For 8,206 blocks on an H100 with Llama 70B:

$8{,}206 \times 65{,}536 \times 80 = 43.0 \text{ GB}$

This is allocated once at startup as a contiguous tensor. The block manager does not call torch.cuda.malloc during serving — it only manipulates indices into this pre-allocated buffer. This eliminates CUDA allocator fragmentation entirely, which is one of the key performance advantages of block-based KV cache management over naive tensor-per-sequence allocation.

Summary

The block manager is the memory substrate of vLLM. It converts the variable-length, dynamic-lifetime problem of KV cache management into a fixed-pool, integer-indexed allocation problem:

1. Blocks are fixed-size chunks of GPU HBM (5.24 MB each for Llama 70B, block_size=16). A stack-based free pool provides $O(1)$ alloc and free.

2. Block tables provide one level of indirection from logical token positions to physical GPU addresses. The PagedAttention kernel resolves this indirection at every attention computation.

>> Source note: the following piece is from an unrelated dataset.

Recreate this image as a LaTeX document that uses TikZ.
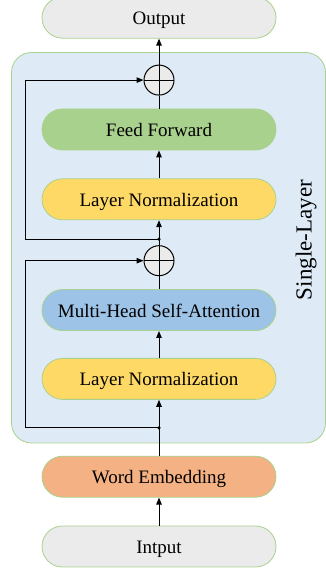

3. Multi-tier offloading moves blocks from GPU HBM (3.35 TB/s) to CPU DRAM (~28 GB/s via PCIe) to NVMe SSD (~7 GB/s) using async DMA on dedicated CUDA streams. A 5.24 MB block transfers in 0.18 ms over PCIe Gen5.

4. Prefix caching hashes token content with a chained Merkle-like scheme: block_hash = hash(parent_hash, token_ids). Cache hits skip prefill computation by reusing physical blocks with ref_count increments.

5. Copy-on-write enables beam search to share blocks across beams. A write to a shared block triggers a copy (1.6 us on HBM) and block table redirect before the write proceeds.

6. Zero runtime allocation: the entire KV cache is pre-allocated at startup. Serving-time operations manipulate only CPU-side integers and pointers. GPU memory fragmentation is impossible by construction.

The block manager operates entirely on CPU and completes in single-digit microseconds per operation. Its decisions propagate to the GPU through the block table tensor, which the PagedAttention kernel reads to resolve physical addresses. Understanding these internals is prerequisite to debugging memory pressure issues, tuning block sizes for specific workloads, and implementing custom eviction or caching policies.